A considerable number of artists (primarily musicians and actors) have signed on to the Sanders campaign. The list includes familiar names from the radical or left-liberal generation of the 1960s and 1970s, including Danny DeVito, John Densmore (The Doors), Elvin Bishop, Marshall Crenshaw, Steve Earle, Bill Frisell, Donovan Leitch, Jackson Browne, Charlie Musselwhite, Jello Biafra, Graham Nash, David Crosby, Bonnie Raitt, Susan Sarandon, Mike Watt, Loudon Wainwright III and Lucinda Williams. Sanders supporters also include figures who have come to prominence in more recent decades: Will Ferrell, Flea, Thurston Moore, Shepard Fairey, Zoë Kravitz, Juliette Lewis, Justin Long, Margaret Cho, rapper Lil B, Adam McKay, Ezra Miller, Patton Oswalt, Jeremy Piven, Killer Mike, Mark Ruffalo, Sarah Silverman and others.
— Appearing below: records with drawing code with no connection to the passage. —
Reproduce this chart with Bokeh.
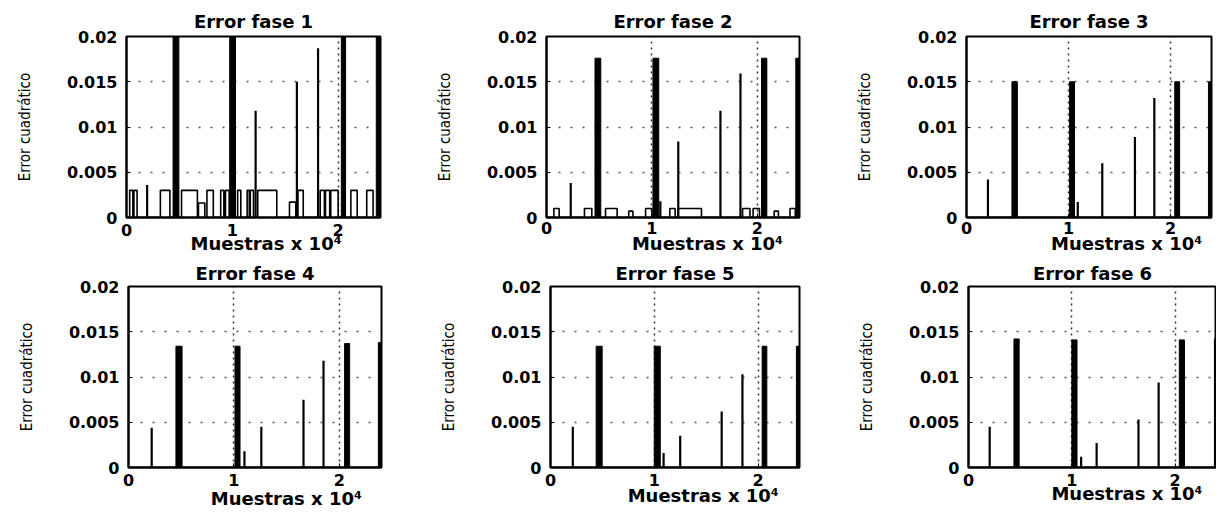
from bokeh.plotting import figure
from bokeh.layouts import column, row
from bokeh.models import FixedTicker, Range1d
from bokeh.embed import file_html
from bokeh.resources import INLINE

# ---------------- data ----------------
X_MAX = 24000
Y_MAX = 0.02
x_ticks = [0, 10000, 20000]
x_tick_labels = ["0", "1", "2"]
y_ticks = [0, 0.005, 0.01, 0.015, 0.02]
y_tick_labels = ["0", "0.005", "0.01", "0.015", "0.02"]
titles = ["Error fase 1", "Error fase 2", "Error fase 3",
          "Error fase 4", "Error fase 5", "Error fase 6"]
x_label = "Muestras x 10⁴"
y_label = "Error cuadrático"

# dense oscillation bursts (drawn as solid black blocks)
f1_burst_start = [4400, 9750, 20300, 23600]
f1_burst_end = [4950, 10300, 20700, 24000]
f1_burst_peak = [0.0205, 0.0205, 0.0205, 0.0205]
f2_burst_start = [4600, 10100, 20400, 23650]
f2_burst_end = [5150, 10650, 20900, 24000]
f2_burst_peak = [0.0176, 0.0176, 0.0176, 0.0176]
f3_burst_start = [4450, 10100, 20400, 23700]
f3_burst_end = [4980, 10580, 20880, 24000]
f3_burst_peak = [0.0150, 0.0150, 0.0150, 0.0150]
f4_burst_start = [4500, 10100, 20500, 23700]
f4_burst_end = [5080, 10580, 20980, 24000]
f4_burst_peak = [0.0134, 0.0134, 0.0137, 0.0138]
f5_burst_start = [4400, 10000, 20400, 23700]
f5_burst_end = [4980, 10580, 20850, 24000]
f5_burst_peak = [0.0134, 0.0134, 0.0134, 0.0134]
f6_burst_start = [4400, 10000, 20400, 23800]
f6_burst_end = [4900, 10500, 20900, 24000]
f6_burst_peak = [0.0142, 0.0141, 0.0141, 0.0142]

# isolated spikes
f1_spike_x = [1950, 12200, 16100, 18100]
f1_spike_y = [0.0036, 0.0118, 0.0150, 0.0187]
f2_spike_x = [2300, 10800, 12500, 16500, 18400]
f2_spike_y = [0.0038, 0.0018, 0.0084, 0.0118, 0.0159]
f3_spike_x = [2100, 10900, 13300, 16500, 18400]
f3_spike_y = [0.0042, 0.0017, 0.0060, 0.0089, 0.0132]
f4_spike_x = [2200, 11000, 12600, 16600, 18500]
f4_spike_y = [0.0044, 0.0018, 0.0045, 0.0075, 0.0118]
f5_spike_x = [2150, 10900, 12500, 16500, 18500]
f5_spike_y = [0.0045, 0.0016, 0.0035, 0.0062, 0.0103]
f6_spike_x = [2050, 10900, 12400, 16450, 18400]
f6_spike_y = [0.0045, 0.0012, 0.0027, 0.0053, 0.0094]

# low rectangular pulses
f1_pulse_start = [300, 700, 3200, 5200, 6800, 7600, 8900, 9350, 10500, 11400, 11700,
                  12400, 15400, 16200, 18300, 18800, 19300, 21200, 22700]
f1_pulse_end = [600, 1000, 4100, 6700, 7400, 8200, 9200, 9700, 10800, 11600, 12000,
                14200, 16000, 16700, 18700, 19200, 20000, 21800, 23300]
f1_pulse_level = [0.003, 0.003, 0.003, 0.003, 0.0016, 0.003, 0.003, 0.003, 0.003, 0.003,
                  0.003, 0.003, 0.0017, 0.003, 0.003, 0.003, 0.003, 0.003, 0.003]
f2_pulse_start = [700, 3600, 5600, 7800, 9400, 11700, 12500, 18600, 19600, 21600, 23100]
f2_pulse_end = [1200, 4300, 6700, 8200, 10000, 12200, 14700, 19300, 20200, 22000, 23600]
f2_pulse_level = [0.001, 0.001, 0.001, 0.0007, 0.001, 0.001, 0.001, 0.001, 0.001,
                  0.0007, 0.001]

bursts = [(f1_burst_start, f1_burst_end, f1_burst_peak),
          (f2_burst_start, f2_burst_end, f2_burst_peak),
          (f3_burst_start, f3_burst_end, f3_burst_peak),
          (f4_burst_start, f4_burst_end, f4_burst_peak),
          (f5_burst_start, f5_burst_end, f5_burst_peak),
          (f6_burst_start, f6_burst_end, f6_burst_peak)]
spikes = [(f1_spike_x, f1_spike_y), (f2_spike_x, f2_spike_y), (f3_spike_x, f3_spike_y),
          (f4_spike_x, f4_spike_y), (f5_spike_x, f5_spike_y), (f6_spike_x, f6_spike_y)]
pulses = [(f1_pulse_start, f1_pulse_end, f1_pulse_level),
          (f2_pulse_start, f2_pulse_end, f2_pulse_level),
          None, None, None, None]

# ---------------- layout / style ----------------
# (left border, frame width, right border, top border, frame height, bottom border)
boxes = [
    (126, 254, 48, 36, 181, 40),
    (118, 253, 49, 36, 181, 40),
    (118, 245, 5, 36, 181, 40),
    (128, 253, 47, 29, 181, 45),
    (122, 249, 49, 29, 181, 45),
    (120, 248, 0, 29, 181, 45),
]
# x axis: (tick label standoff, leading pad count, axis label standoff)
xlab_style = [(6, 4, -6), (4, 11, -4), (4, 12, -4), (6, 10, -1), (6, 9, -4), (6, 11, -6)]
title_standoff = [9, 9, 9, 6, 6, 6]

BOLD = "'DejaVu Sans', sans-serif"
NARROW = "'Liberation Sans Narrow', 'DejaVu Sans Condensed', 'Roboto Condensed', 'Roboto', sans-serif"


def pulse_path(starts, ends, levels):
    xs, ys = [0], [0]
    for a, b, h in zip(starts, ends, levels):
        xs += [a, a, b, b]
        ys += [0, h, h, 0]
    xs.append(X_MAX)
    ys.append(0)
    return xs, ys


figs = []
for i in range(6):
    lb, fw, rb, tb, fh, bb = boxes[i]
    p = figure(frame_width=fw, frame_height=fh,
               min_border_left=lb, min_border_right=rb,
               min_border_top=tb, min_border_bottom=bb,
               x_range=Range1d(0, X_MAX), y_range=Range1d(0, Y_MAX),
               output_backend="svg", toolbar_location=None,
               background_fill_color="white", border_fill_color="white")
    p.title.text = titles[i]
    p.title.align = "center"
    p.title.text_font = BOLD
    p.title.text_font_style = "bold"
    p.title.text_font_size = "18px"
    p.title.text_color = "black"
    p.title.standoff = title_standoff[i]

    p.outline_line_color = "black"
    p.outline_line_width = 2
    p.outline_line_alpha = 1

    p.xaxis.ticker = FixedTicker(ticks=x_ticks)
    p.xaxis.major_label_overrides = dict(zip(x_ticks, x_tick_labels))
    p.yaxis.ticker = FixedTicker(ticks=y_ticks)
    p.yaxis.major_label_overrides = dict(zip(y_ticks, y_tick_labels))
    for ax in (p.xaxis, p.yaxis):
        ax.major_label_text_font = BOLD
        ax.major_label_text_font_style = "bold"
        ax.major_label_text_font_size = "16px"
        ax.major_label_text_color = "black"
        ax.major_tick_in = 4
        ax.major_tick_out = 0
        ax.minor_tick_line_color = None
        ax.axis_line_color = "black"
        ax.axis_line_width = 2
        ax.major_tick_line_color = "black"
    tick_stand, pad, stand = xlab_style[i]
    p.xaxis.major_label_standoff = tick_stand
    p.yaxis.major_label_standoff = 9

    p.yaxis.axis_label = y_label
    p.yaxis.axis_label_text_font = NARROW
    p.yaxis.axis_label_text_font_style = "normal"
    p.yaxis.axis_label_text_font_size = "15px"
    p.yaxis.axis_label_text_color = "black"
    p.yaxis.axis_label_standoff = 30

    p.xaxis.axis_label = "\u00a0" * pad + x_label
    p.xaxis.axis_label_text_font = BOLD
    p.xaxis.axis_label_text_font_style = "bold"
    p.xaxis.axis_label_text_font_size = "18px"
    p.xaxis.axis_label_text_color = "black"
    p.xaxis.axis_label_standoff = stand

    p.xgrid.ticker = FixedTicker(ticks=[10000, 20000])
    p.ygrid.ticker = FixedTicker(ticks=[0.005, 0.01, 0.015])
    p.xgrid.grid_line_color = "#333333"
    p.xgrid.grid_line_dash = "2 4"
    p.xgrid.grid_line_width = 1.5
    p.ygrid.grid_line_color = "#555555"
    p.ygrid.grid_line_dash = "2 10"
    p.ygrid.grid_line_width = 1.5

    # low pulses / baseline
    if pulses[i] is not None:
        px, py = pulse_path(*pulses[i])
        p.line(px, py, line_color="black", line_width=1.6)
    else:
        p.line([0, X_MAX], [0, 0], line_color="black", line_width=1.6)

    # spikes
    sx, sy = spikes[i]
    p.segment(x0=sx, y0=[0] * len(sx), x1=sx, y1=sy, line_color="black", line_width=2.2)

    # bursts
    b0, b1, bh = bursts[i]
    p.quad(left=b0, right=b1, bottom=[0] * len(b0), top=bh,
           fill_color="black", line_color="black", line_width=1)

    figs.append(p)

layout = column(row(figs[0], figs[1], figs[2], spacing=0),
                row(figs[3], figs[4], figs[5], spacing=0), spacing=0)

open("out.html", "w").write(file_html(layout, INLINE))
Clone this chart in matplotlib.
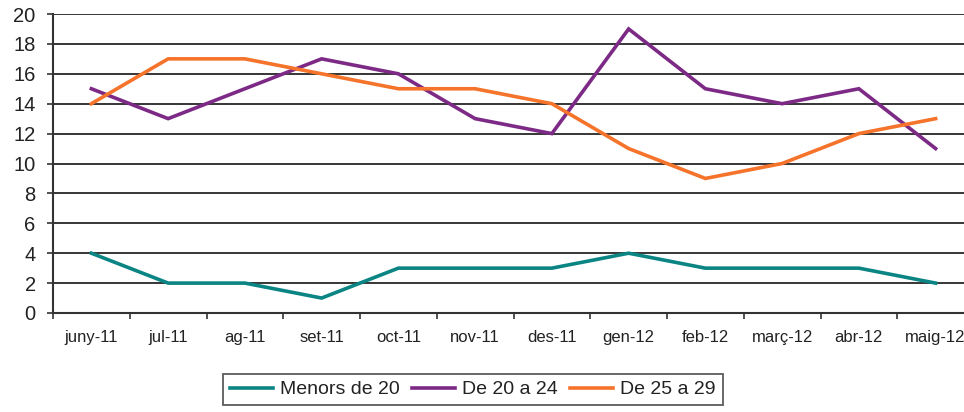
import matplotlib
matplotlib.use("Agg")
import matplotlib.pyplot as plt
import numpy as np

plt.rcParams['font.family'] = ['Liberation Sans', 'DejaVu Sans']

months = ["juny-11", "jul-11", "ag-11", "set-11", "oct-11", "nov-11",
          "des-11", "gen-12", "feb-12", "març-12", "abr-12", "maig-12"]
menors_20 = [4, 2, 2, 1, 3, 3, 3, 4, 3, 3, 3, 2]
de_20_24 = [15, 13, 15, 17, 16, 13, 12, 19, 15, 14, 15, 11]
de_25_29 = [14, 17, 17, 16, 15, 15, 14, 11, 9, 10, 12, 13]
series_names = ["Menors de 20", "De 20 a 24", "De 25 a 29"]
colors = ["#0b8584", "#7c2a86", "#f5732a"]

fig = plt.figure(figsize=(9.64, 4.12), dpi=100)
ax = fig.add_axes([53/964, 1-313/412, 921/964, 299/412])

x = np.arange(len(months))
for vals, name, c in zip([menors_20, de_20_24, de_25_29], series_names, colors):
    ax.plot(x, vals, color=c, lw=2.6, label=name, solid_joinstyle='miter')

ax.set_xlim(-0.5, len(months) - 0.5)
ax.set_ylim(0, 20)
ax.set_yticks(range(0, 21, 2))
ax.yaxis.grid(True, color="#262626", lw=1.3)
ax.set_axisbelow(True)

ax.set_xticks(np.arange(-0.5, len(months), 1.0))
ax.set_xticklabels([])
ax.set_xticks(x, minor=True)
ax.set_xticklabels(months, minor=True, fontsize=12)
ax.tick_params(axis='x', which='major', length=4.5, width=1.2, color="#333333", direction='out')
ax.tick_params(axis='x', which='minor', length=0, pad=12)
ax.tick_params(axis='y', length=4.5, width=1.2, color="#333333", direction='out', labelsize=14.5, pad=8)

for s in ['top', 'right']:
    ax.spines[s].set_visible(False)
for s in ['left', 'bottom']:
    ax.spines[s].set_color("#333333")
    ax.spines[s].set_linewidth(1.5)
for lab in ax.get_xticklabels(minor=True) + ax.get_yticklabels():
    lab.set_color("#222222")

leg = fig.legend(loc='upper left', bbox_to_anchor=(223/964, 1-374/412),
                 bbox_transform=fig.transFigure, ncol=3, fontsize=14,
                 frameon=True, fancybox=False, handlelength=2.2,
                 handletextpad=0.4, columnspacing=0.6, borderpad=0.35,
                 borderaxespad=0)
leg.get_frame().set_edgecolor("#333333")
leg.get_frame().set_linewidth(1.3)
for t in leg.get_texts():
    t.set_color("#222222")

fig.savefig("out.png", dpi=100)
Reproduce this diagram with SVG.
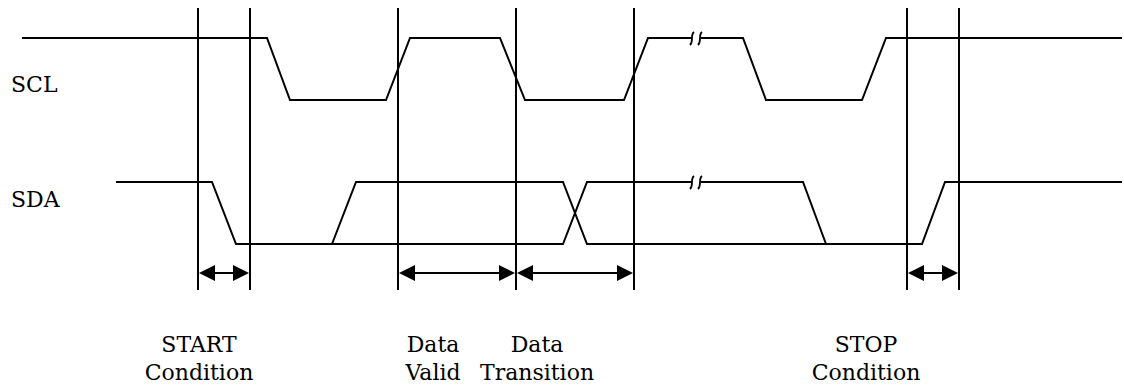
<svg xmlns="http://www.w3.org/2000/svg" width="1124" height="387" viewBox="0 0 1124 387">
<style>
.w{fill:none;stroke:#000;stroke-width:2;stroke-linejoin:miter}
.v{fill:none;stroke:#000;stroke-width:2}
.br{fill:none;stroke:#000;stroke-width:1.8}
.ah{fill:#000;stroke:none}
.c{fill:none;stroke:#000;stroke-width:2}
.t{font-family:'DejaVu Serif','Liberation Serif',serif;font-size:22px;fill:#000}
.m{text-anchor:middle}
</style>
<rect width="1124" height="387" fill="#fff"/>
<g id="labels">
<text class="t" x="11" y="92">SCL</text>
<text class="t" x="11" y="207">SDA</text>
</g>
<g id="scl">
<path class="w" d="M22,38 H267 L290,100 H386 L410,38 H500 L525,100 H624 L648,38 H692"/>
<path class="w" d="M701,38 H743 L766,100 H862 L886,38 H1122"/>
<path class="br" d="M694,32 C690,35 694,41 690,45 M702,32 C698,35 702,41 698,45"/>
</g>
<g id="sda">
<path class="w" d="M116,182 H212 L236,244 H563 L587,182 H692"/>
<path class="w" d="M701,182 H803 L826,244"/>
<path class="w" d="M332,244 L356,182 H563 L587,244 H922 L945,182 H1122"/>
<path class="br" d="M694,176 C690,179 694,185 690,189 M702,176 C698,179 702,185 698,189"/>
</g>
<g id="markers">
<line class="v" x1="198" y1="8" x2="198" y2="290"/>
<line class="v" x1="250" y1="8" x2="250" y2="290"/>
<line class="v" x1="398" y1="8" x2="398" y2="290"/>
<line class="v" x1="516" y1="8" x2="516" y2="290"/>
<line class="v" x1="634" y1="8" x2="634" y2="290"/>
<line class="v" x1="907" y1="8" x2="907" y2="290"/>
<line class="v" x1="959" y1="8" x2="959" y2="290"/>
</g>
<g id="connectors">
<line class="c" x1="210" y1="273" x2="238" y2="273"/>
<path class="ah" d="M199,273 L215,265 L215,281 Z M249,273 L233,265 L233,281 Z"/>
<line class="c" x1="410" y1="273" x2="504" y2="273"/>
<path class="ah" d="M399,273 L415,265 L415,281 Z M515,273 L499,265 L499,281 Z"/>
<line class="c" x1="528" y1="273" x2="622" y2="273"/>
<path class="ah" d="M517,273 L533,265 L533,281 Z M633,273 L617,265 L617,281 Z"/>
<line class="c" x1="919" y1="273" x2="947" y2="273"/>
<path class="ah" d="M908,273 L924,265 L924,281 Z M958,273 L942,265 L942,281 Z"/>
</g>
<g id="start-label">
<text class="t m" x="199" y="352">START</text>
<text class="t m" x="199" y="380">Condition</text>
</g>
<g id="valid-label">
<text class="t m" x="433" y="352">Data</text>
<text class="t m" x="433" y="380">Valid</text>
</g>
<g id="transition-label">
<text class="t m" x="537" y="352">Data</text>
<text class="t m" x="537" y="380">Transition</text>
</g>
<g id="stop-label">
<text class="t m" x="866" y="352">STOP</text>
<text class="t m" x="866" y="380">Condition</text>
</g>
</svg>
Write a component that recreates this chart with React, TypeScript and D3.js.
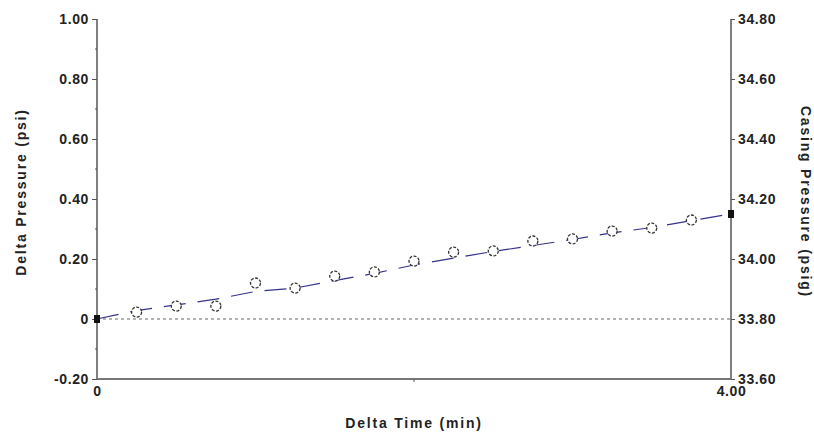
import React, { useEffect, useRef } from "react";
import * as d3 from "d3";

const times = [0, 0.25, 0.5, 0.75, 1.0, 1.25, 1.5, 1.75, 2.0, 2.25, 2.5, 2.75, 3.0, 3.25, 3.5, 3.75, 4.0];
const markerValues = [0, 0.023, 0.043, 0.043, 0.12, 0.103, 0.143, 0.157, 0.193, 0.223, 0.227, 0.26, 0.267, 0.293, 0.303, 0.33, 0.35];
const lineValues = [0, 0.028, 0.047, 0.066, 0.092, 0.103, 0.128, 0.152, 0.18, 0.203, 0.225, 0.245, 0.265, 0.287, 0.305, 0.328, 0.35];
const leftTicks = [-0.2, 0, 0.2, 0.4, 0.6, 0.8, 1.0];
const leftMinor = [-0.1, 0.1, 0.3, 0.5, 0.7, 0.9];
const rightTicks = [33.6, 33.8, 34.0, 34.2, 34.4, 34.6, 34.8];
const xTickLabels = [0, 4];
const xMinor = [2];

const W = 814, H = 434;
const L = 97, R = 731, T = 19, B = 379;
const FONT = "'Liberation Sans', Arial, sans-serif";

const fmt = (d: number) => (d === 0 ? "0" : d.toFixed(2));

export default function App() {
  const ref = useRef<SVGSVGElement>(null);
  useEffect(() => {
    const svg = d3.select(ref.current);
    svg.selectAll("*").remove();
    const x = d3.scaleLinear().domain([0, 4]).range([L, R]);
    const y = d3.scaleLinear().domain([-0.2, 1.0]).range([B, T]);
    const y2 = d3.scaleLinear().domain([33.6, 34.8]).range([B, T]);
    const axisColor = "#555";
    const styleText = (sel: any, size = 14, ls = 0.6) =>
      sel.attr("font-family", FONT).attr("font-size", size).attr("font-weight", "bold")
        .attr("fill", "#222").attr("letter-spacing", ls);

    // zero dotted line
    svg.append("line").attr("x1", L).attr("x2", R).attr("y1", y(0)).attr("y2", y(0))
      .attr("stroke", "#666").attr("stroke-width", 1).attr("stroke-dasharray", "3,3");

    // left axis
    const gl = svg.append("g").attr("transform", `translate(${L},0)`);
    gl.call(d3.axisLeft(y).tickValues(leftTicks).tickSize(5).tickPadding(3).tickFormat((d: any) => fmt(d)));
    gl.selectAll(".tick line").attr("stroke", axisColor);
    gl.select(".domain").attr("stroke", axisColor).attr("stroke-width", 1.5).attr("d", `M0,${T}V${B}`);
    styleText(gl.selectAll(".tick text"));
    leftMinor.forEach(v => {
      gl.append("line").attr("x1", -2).attr("x2", 0).attr("y1", y(v)).attr("y2", y(v)).attr("stroke", axisColor);
    });

    // right axis
    const gr = svg.append("g").attr("transform", `translate(${R},0)`);
    gr.call(d3.axisRight(y2).tickValues(rightTicks).tickSize(4).tickPadding(3).tickFormat((d: any) => fmt(d)));
    gr.selectAll(".tick line").attr("stroke", axisColor);
    gr.select(".domain").attr("stroke", axisColor).attr("stroke-width", 1.5).attr("d", `M0,${T}V${B}`);
    styleText(gr.selectAll(".tick text"));

    // bottom axis
    const gb = svg.append("g").attr("transform", `translate(0,${B})`);
    gb.call(d3.axisBottom(x).tickValues(xTickLabels).tickSize(0).tickPadding(7).tickFormat((d: any) => fmt(d)));
    gb.select(".domain").attr("stroke", "#777").attr("stroke-width", 2).attr("d", `M${L},0H${R}`);
    styleText(gb.selectAll(".tick text"));
    xMinor.forEach(v => {
      gb.append("line").attr("x1", x(v)).attr("x2", x(v)).attr("y1", 0).attr("y2", 3).attr("stroke", axisColor);
    });

    // dashed line series
    const line = d3.line<number>().x((_, i) => x(times[i])).y(d => y(d));
    svg.append("path").datum(lineValues).attr("d", line as any).attr("fill", "none")
      .attr("stroke", "#33338a").attr("stroke-width", 1.2).attr("stroke-dasharray", "22,12");

    // markers
    svg.append("g").selectAll("circle").data(markerValues.slice(1, -1)).join("circle")
      .attr("cx", (_, i) => x(times[i + 1])).attr("cy", d => y(d)).attr("r", 5)
      .attr("fill", "white").attr("stroke", "#333").attr("stroke-width", 1.3).attr("stroke-dasharray", "3,1.5");
    [0, markerValues.length - 1].forEach(i => {
      svg.append("rect").attr("x", x(times[i]) - 3).attr("y", y(markerValues[i]) - 4)
        .attr("width", 6).attr("height", 8).attr("fill", "#111");
    });

    // axis titles
    styleText(svg.append("text").attr("x", x(2)).attr("y", 428).attr("text-anchor", "middle"), 14, 1.8)
      .text("Delta Time (min)");
    styleText(svg.append("text").attr("transform", `translate(26,192) rotate(-90)`).attr("text-anchor", "middle"), 14, 1.8)
      .text("Delta Pressure (psi)");
    styleText(svg.append("text").attr("transform", `translate(801,202) rotate(90)`).attr("text-anchor", "middle"), 14, 1.8)
      .text("Casing Pressure (psig)");
  }, []);
  return (
    <svg ref={ref} width={W} height={H}
      style={{ position: "absolute", left: 0, top: 0, background: "white" }} />
  );
}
A question almost automatically comes to mind: are these “celebrities” supporting Bernie Sanders because they mistakenly think he is a socialist and a danger to the status quo, or precisely because they know—or sense—that he is neither? For the most part, the latter is probably the case.
In any case, someone like Michael Render may be articulating the confused feelings of broader layers of the population who are searching desperately for some alternative to the corrupt, wealthy and hated Democrats, including Obama, and the Republicans. But insofar as he and the other artists promote Sanders and the Democrats, they are helping to trap the population in a political set-up that is implacably hostile to them.
For the Socialist Equality Party, it is the interests of these broader layers that matter, not the doings of the “big names.” Popular support for Sanders may be understandable given the miserable choices that are available in the 2016 election, but the harsh truth has to be stated now, not after future disastersmore war, more repression, even greater social inequality like those which followed the 2008 election of the “candidate of change,” Barack Obama. The working class and young people need a revolutionary socialist alternative that represents a complete break with capitalism.